Увидеть их оказалось не трудно. Несмотря на преследование человеком, они не очень его боялись. Однако горалы при виде людей приходили в сильное возбуждение. Звери начинали сердито топать ногами, раздраженно помахивали хвостом и фыркали: «чупф, чупф» – и лишь только после этого галопом убегали в глубь скал.
У горала были короткие – короче ушей – рожки, длинная темно-серая шерсть и довольно большой мохнатый хвост, по хребту отчетливо прочерчивалась черная полоса. Коротконогие, низкорослые звери, прыгавшие по скалам, издали напоминали серые косматые шары. Здесь, среди каменных глыб, они умели быстро исчезать, словно куда-то проваливались.
Капланов из бесед с лесниками выяснил, что прошедшей многоснежной зимой копытные звери оказались в бедственном положении. Много животных погибло и от волков. Сильно пострадали горалы – волки, отрезая путь к спасительным для серн скалам, легко расправлялись с ними.
После зимы с завальными снегами почти не стало фазанов. Много лис и колонков погибло от голода, чуть ли не все косули были истреблены волками.
Борьбу с размножившимися хищниками никто не вел.
Однако еще большим злом оказалось браконьерство. Многие сотрудники заповедника ушли на фронт, охрана была ослаблена, а этим не замедлили воспользоваться те, кто искал наживы.
Занимались браконьерством рыбаки из рыболовной артели и местные жители из ближайших поселков. По слухам, к браконьерству были причастны и недавно принятые на работу лесники.
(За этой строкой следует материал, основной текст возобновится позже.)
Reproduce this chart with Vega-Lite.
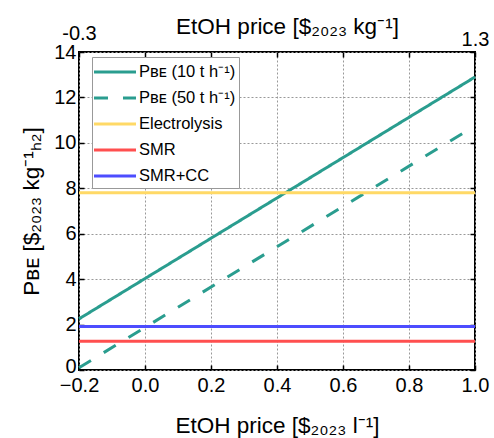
{
  "$schema": "https://vega.github.io/schema/vega-lite/v6.json",
  "width": 396,
  "height": 318,
  "autosize": {"type": "none"},
  "padding": {"left": 79, "top": 52, "right": 19, "bottom": 68},
  "data": {
    "values": [
      {"series": "Pʙᴇ (10 t h⁻¹)", "price": -0.2, "pbe": 2.25},
      {"series": "Pʙᴇ (10 t h⁻¹)", "price": 1.0, "pbe": 12.9},
      {"series": "Pʙᴇ (50 t h⁻¹)", "price": -0.2, "pbe": 0.1},
      {"series": "Pʙᴇ (50 t h⁻¹)", "price": 1.0, "pbe": 10.75},
      {"series": "Electrolysis", "price": -0.2, "pbe": 7.8},
      {"series": "Electrolysis", "price": 1.0, "pbe": 7.8},
      {"series": "SMR", "price": -0.2, "pbe": 1.27},
      {"series": "SMR", "price": 1.0, "pbe": 1.27},
      {"series": "SMR+CC", "price": -0.2, "pbe": 1.92},
      {"series": "SMR+CC", "price": 1.0, "pbe": 1.92}
    ]
  },
  "config": {
    "font": "Liberation Sans",
    "view": {"stroke": "black", "strokeWidth": 2},
    "axis": {
      "labelFont": "Liberation Sans",
      "titleFont": "Liberation Sans",
      "labelColor": "black",
      "titleColor": "black",
      "titleFontWeight": "normal",
      "labelFontSize": 20,
      "titleFontSize": 22.5,
      "labelFlush": false,
      "labelOverlap": false,
      "domain": false,
      "tickColor": "black",
      "tickWidth": 1.5,
      "tickSize": -5,
      "gridColor": "#999999",
      "gridDash": [2, 2],
      "gridWidth": 1
    },
    "legend": {
      "orient": "none",
      "legendX": 13,
      "legendY": 5,
      "strokeColor": "#999999",
      "strokeWidth": 1,
      "fillColor": "white",
      "padding": 3,
      "symbolType": "M-2,0H2",
      "symbolSize": 441,
      "symbolOffset": 8,
      "symbolStrokeWidth": 3,
      "labelFont": "Liberation Sans",
      "labelFontSize": 16.5,
      "labelColor": "black",
      "labelOffset": 12,
      "rowPadding": 5
    }
  },
  "layer": [
    {
      "mark": {"type": "line", "strokeWidth": 3, "strokeCap": "butt"},
      "encoding": {
        "x": {
          "field": "price",
          "type": "quantitative",
          "scale": {"domain": [-0.2, 1.0], "nice": false, "zero": false},
          "axis": {
            "orient": "bottom",
            "values": [-0.2, 0, 0.2, 0.4, 0.6, 0.8, 1.0],
            "format": ".1f",
            "grid": true,
            "labelPadding": 10,
            "title": "EtOH price [$₂₀₂₃ l⁻¹]",
            "titleY": 55,
            "titleBaseline": "middle"
          }
        },
        "y": {
          "field": "pbe",
          "type": "quantitative",
          "scale": {"domain": [0, 14], "nice": false, "zero": false},
          "axis": {
            "orient": "left",
            "values": [0, 2, 4, 6, 8, 10, 12, 14],
            "grid": true,
            "labelPadding": 8,
            "labelOffset": {"condition": {"test": "datum.value == 0", "value": -4}, "value": 0},
            "title": "Pʙᴇ [$₂₀₂₃ kg⁻¹ₕ₂]",
            "titleX": -48,
            "titleBaseline": "middle"
          }
        },
        "color": {
          "field": "series",
          "type": "nominal",
          "scale": {
            "domain": ["Pʙᴇ (10 t h⁻¹)", "Pʙᴇ (50 t h⁻¹)", "Electrolysis", "SMR", "SMR+CC"],
            "range": ["#2a9d8f", "#2a9d8f", "#ffd966", "#ff4f4f", "#4d4dff"]
          },
          "legend": {"title": null}
        },
        "strokeDash": {
          "field": "series",
          "type": "nominal",
          "scale": {
            "domain": ["Pʙᴇ (10 t h⁻¹)", "Pʙᴇ (50 t h⁻¹)", "Electrolysis", "SMR", "SMR+CC"],
            "range": [[1, 0], [14, 15], [1, 0], [1, 0], [1, 0]]
          },
          "legend": {"title": null}
        }
      }
    },
    {
      "mark": {"type": "point", "opacity": 0},
      "encoding": {
        "x": {
          "field": "price",
          "type": "quantitative",
          "scale": {"domain": [-0.2, 1.0], "nice": false, "zero": false},
          "axis": {
            "orient": "top",
            "values": [-0.2, 0, 0.2, 0.4, 0.6, 0.8, 1.0],
            "labelExpr": "datum.value < -0.1 ? '-0.3' : (datum.value > 0.9 ? '1.3' : '')",
            "grid": false,
            "labelPadding": {"condition": {"test": "datum.value < 0", "value": 14}, "value": 8},
            "title": "EtOH price [$₂₀₂₃ kg⁻¹]",
            "titleY": -26,
            "titleX": 208,
            "titleBaseline": "middle"
          }
        },
        "y": {
          "field": "pbe",
          "type": "quantitative",
          "scale": {"domain": [0, 14], "nice": false, "zero": false},
          "axis": {
            "orient": "right",
            "values": [0, 2, 4, 6, 8, 10, 12, 14],
            "labels": false,
            "grid": false,
            "title": null
          }
        }
      }
    }
  ],
  "resolve": {"axis": {"x": "independent", "y": "independent"}}
}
Так или иначе, Капланов вскоре убедился, что в тайге и скалах побережья время от времени гремят выстрелы и уничтожаются заповедные звери.
Значит, ему надо заняться не только научными исследованиями, но и охраной природных богатств заповедника.
Рядом находился оленесовхоз. Там в оленьем парке по ночам тоже убивали зверей. Гибли ценные пятнистые олени. Однако до сих пор ни один браконьер еще не был задержан.